Your Turn!
Now it’s your turn. Download this document for a recap of the blocks we covered in this lesson and some hands-on exercises for you to explore.
What You Have Learned in This Lesson
In this lesson you have learned about "next token prediction", one of the important concepts of generative AI and modern Large Language Models (LLMs).
If you are looking for teaching resources or more information, check out this blog post about Snap!GPT.
n-grams in Natural Language Processing
When Claude Shannon, also known as the "father of information theory", published his paper "A Mathematical Theory of Communication" in 1948, he developed a mathematical framework for understanding communication. In his work, he was trying to improve the reliability of long-distance communication like telephones or telegraphs by increasing the signal-to-noise ratio.
Shannon was interested in how information can be transmitted and stored efficiently and how the information in a message can be quantified. Therefore, he was investigating how to mathematically describe the structure of language – not from a grammatical but rather a statistical perspective.
At the time, most linguists tried to analyze and model language through complex grammatical rules. Shannon followed a different approach. He assumed that language contains statistical patterns: some words are more likely to follow certain other words. Because word sequences do not occur with equal probability, he argued that much of language structure could be described using these probabilities.
To do this, he introduced the concept of n-grams, sequences of n consecutive words (or characters). By studying how frequently such sequences occur, Shannon showed that it is possible to approximate language structure using statistical methods rather than explicit grammatical rules.

If you want to dive deeper into Shannon’s mathematical approach to information theory, you can read his paper here.
Next Token Prediction
The next token prediction used in modern generative AI requires input data where the order of tokens encodes meaning. This is the case for words in a sentence where changing the order can change the meaning of the sentence. It is also true for the order of musical notes in a composition which determines the melody.

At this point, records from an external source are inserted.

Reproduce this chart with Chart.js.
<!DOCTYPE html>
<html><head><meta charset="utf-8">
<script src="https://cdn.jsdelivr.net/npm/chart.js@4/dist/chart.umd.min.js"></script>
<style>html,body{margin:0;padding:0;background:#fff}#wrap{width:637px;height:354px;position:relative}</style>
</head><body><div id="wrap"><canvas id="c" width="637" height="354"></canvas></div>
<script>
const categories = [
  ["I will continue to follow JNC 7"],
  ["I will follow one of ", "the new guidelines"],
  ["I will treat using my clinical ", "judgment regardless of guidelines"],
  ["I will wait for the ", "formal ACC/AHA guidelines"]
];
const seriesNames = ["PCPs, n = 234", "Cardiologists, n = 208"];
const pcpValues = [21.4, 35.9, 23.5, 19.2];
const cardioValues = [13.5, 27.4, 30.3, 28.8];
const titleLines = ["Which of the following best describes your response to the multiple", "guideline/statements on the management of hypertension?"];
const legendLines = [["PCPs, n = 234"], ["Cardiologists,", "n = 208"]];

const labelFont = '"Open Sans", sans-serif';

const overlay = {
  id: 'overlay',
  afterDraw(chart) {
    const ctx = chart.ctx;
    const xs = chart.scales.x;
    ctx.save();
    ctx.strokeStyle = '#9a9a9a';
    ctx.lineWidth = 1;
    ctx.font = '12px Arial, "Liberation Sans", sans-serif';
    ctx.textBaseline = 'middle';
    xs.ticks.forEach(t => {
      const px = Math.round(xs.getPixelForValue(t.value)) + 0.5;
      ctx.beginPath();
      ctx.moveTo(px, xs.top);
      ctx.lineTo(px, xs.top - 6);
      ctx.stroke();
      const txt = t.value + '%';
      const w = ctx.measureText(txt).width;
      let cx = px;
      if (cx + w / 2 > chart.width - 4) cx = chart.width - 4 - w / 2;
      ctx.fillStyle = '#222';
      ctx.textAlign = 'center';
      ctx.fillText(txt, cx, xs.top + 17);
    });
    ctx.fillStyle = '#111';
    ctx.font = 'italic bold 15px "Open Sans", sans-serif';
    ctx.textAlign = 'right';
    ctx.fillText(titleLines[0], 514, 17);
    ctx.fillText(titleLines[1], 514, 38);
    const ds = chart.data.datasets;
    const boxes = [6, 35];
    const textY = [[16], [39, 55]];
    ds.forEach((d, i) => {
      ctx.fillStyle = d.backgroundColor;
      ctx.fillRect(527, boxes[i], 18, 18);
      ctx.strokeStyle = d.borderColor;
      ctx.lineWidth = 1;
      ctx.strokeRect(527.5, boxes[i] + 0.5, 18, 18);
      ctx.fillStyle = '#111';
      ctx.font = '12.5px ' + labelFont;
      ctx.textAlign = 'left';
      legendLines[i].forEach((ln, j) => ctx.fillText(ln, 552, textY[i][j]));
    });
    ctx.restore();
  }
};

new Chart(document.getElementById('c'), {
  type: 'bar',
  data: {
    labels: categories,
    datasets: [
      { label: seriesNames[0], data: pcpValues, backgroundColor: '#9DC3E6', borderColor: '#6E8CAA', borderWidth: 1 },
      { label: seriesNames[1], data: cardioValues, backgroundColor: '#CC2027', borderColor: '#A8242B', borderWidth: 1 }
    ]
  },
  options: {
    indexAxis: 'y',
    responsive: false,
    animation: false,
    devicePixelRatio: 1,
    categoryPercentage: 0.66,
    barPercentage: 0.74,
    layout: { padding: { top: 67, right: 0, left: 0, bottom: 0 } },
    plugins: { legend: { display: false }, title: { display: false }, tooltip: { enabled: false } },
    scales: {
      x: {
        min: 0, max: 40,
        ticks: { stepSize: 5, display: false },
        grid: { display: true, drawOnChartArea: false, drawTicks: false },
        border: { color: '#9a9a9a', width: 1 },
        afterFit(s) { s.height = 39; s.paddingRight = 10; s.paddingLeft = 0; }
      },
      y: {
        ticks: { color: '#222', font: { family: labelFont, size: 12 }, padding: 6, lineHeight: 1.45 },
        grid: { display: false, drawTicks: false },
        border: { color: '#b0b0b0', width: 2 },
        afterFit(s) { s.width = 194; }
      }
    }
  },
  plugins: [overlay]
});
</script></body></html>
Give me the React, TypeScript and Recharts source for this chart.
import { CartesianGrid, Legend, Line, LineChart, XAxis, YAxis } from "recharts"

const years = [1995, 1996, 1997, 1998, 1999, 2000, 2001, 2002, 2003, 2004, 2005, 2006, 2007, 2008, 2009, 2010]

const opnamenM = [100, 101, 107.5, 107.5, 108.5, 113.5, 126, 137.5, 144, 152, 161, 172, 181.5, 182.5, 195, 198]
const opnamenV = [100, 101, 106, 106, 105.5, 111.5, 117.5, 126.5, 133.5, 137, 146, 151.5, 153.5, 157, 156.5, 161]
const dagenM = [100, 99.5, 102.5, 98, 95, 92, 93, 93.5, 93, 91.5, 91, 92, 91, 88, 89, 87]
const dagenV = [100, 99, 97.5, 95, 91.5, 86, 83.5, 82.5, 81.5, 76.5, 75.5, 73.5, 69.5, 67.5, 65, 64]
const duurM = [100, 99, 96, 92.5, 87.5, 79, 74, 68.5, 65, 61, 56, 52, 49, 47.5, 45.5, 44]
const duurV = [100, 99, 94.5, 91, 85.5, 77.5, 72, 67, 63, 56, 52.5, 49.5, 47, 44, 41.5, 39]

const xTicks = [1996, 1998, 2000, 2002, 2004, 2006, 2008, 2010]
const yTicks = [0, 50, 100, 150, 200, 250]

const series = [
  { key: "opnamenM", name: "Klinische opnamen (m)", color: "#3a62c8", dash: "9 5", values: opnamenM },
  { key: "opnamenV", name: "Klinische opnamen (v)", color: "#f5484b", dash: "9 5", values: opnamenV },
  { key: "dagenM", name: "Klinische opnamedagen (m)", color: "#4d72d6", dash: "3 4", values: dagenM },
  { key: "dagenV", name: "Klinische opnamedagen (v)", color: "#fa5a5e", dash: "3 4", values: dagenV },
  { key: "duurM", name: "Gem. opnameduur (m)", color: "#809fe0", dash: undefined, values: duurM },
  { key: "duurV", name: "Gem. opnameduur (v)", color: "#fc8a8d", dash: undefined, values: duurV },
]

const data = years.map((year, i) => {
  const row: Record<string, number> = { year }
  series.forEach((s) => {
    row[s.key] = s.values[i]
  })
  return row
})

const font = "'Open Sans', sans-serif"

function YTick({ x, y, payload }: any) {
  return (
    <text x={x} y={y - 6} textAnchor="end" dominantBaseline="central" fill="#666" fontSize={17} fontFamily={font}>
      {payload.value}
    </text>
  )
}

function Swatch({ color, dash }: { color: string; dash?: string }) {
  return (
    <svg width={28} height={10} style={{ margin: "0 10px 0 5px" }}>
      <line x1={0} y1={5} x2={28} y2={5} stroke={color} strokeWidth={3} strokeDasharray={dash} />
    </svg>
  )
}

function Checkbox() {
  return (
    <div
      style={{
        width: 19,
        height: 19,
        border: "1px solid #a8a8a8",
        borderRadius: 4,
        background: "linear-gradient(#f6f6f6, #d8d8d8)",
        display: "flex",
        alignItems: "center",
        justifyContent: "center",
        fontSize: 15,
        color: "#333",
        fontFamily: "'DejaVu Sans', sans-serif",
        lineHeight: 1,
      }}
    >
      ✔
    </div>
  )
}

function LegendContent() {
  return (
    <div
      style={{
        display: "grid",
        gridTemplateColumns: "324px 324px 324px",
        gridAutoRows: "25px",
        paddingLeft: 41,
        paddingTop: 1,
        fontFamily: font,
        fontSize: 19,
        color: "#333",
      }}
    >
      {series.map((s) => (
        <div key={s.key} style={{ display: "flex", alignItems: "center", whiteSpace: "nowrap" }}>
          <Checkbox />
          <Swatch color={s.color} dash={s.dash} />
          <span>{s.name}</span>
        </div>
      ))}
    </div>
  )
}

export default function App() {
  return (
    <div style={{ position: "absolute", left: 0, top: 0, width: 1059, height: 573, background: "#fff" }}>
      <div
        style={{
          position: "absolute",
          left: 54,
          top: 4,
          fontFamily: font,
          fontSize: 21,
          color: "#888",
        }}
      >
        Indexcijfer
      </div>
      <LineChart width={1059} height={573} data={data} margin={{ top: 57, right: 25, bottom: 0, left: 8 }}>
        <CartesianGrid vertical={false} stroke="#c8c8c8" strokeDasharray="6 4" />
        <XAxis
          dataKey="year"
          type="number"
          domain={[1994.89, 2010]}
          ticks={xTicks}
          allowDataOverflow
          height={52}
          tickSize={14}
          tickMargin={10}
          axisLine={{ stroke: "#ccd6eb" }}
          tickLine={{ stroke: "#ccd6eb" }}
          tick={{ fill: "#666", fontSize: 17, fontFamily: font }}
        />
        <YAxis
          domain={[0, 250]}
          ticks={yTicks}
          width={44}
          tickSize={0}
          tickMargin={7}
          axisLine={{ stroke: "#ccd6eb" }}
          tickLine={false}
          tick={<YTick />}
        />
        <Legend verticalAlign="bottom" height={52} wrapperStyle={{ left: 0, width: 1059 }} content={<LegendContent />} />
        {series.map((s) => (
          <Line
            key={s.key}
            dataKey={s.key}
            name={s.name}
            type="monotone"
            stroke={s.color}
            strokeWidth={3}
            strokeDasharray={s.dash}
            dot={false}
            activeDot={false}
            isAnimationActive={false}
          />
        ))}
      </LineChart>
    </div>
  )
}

In addition, next-token prediction only works well if some tokens are more likely than others to follow a given sequence, there must be meaningful differences in the probabilities of potential next tokens.
For example, most humans know that in the sequence
Once upon a _
the next token is more likely the word "time" than the word "flowerpot" or "coffee".
A computer system should also be able to predict that next token correctly, because in its corpus (all texts that were used for training), it should have more tetragrams where the fourth element is the word "time" than any of the other suggested words.

Context Window
The more information you have about the previous sequence the easier it gets to predict a fitting next token. The number of tokens you can take into consideration to predict the next one is called the "context window" of a model.
In our case, the context window was 4 words, because our maximum n-gram size was 5. In modern LLMs, the context window is several thousand words, therefore they can generate grammatically better texts and keep track of at least large parts of a conversation.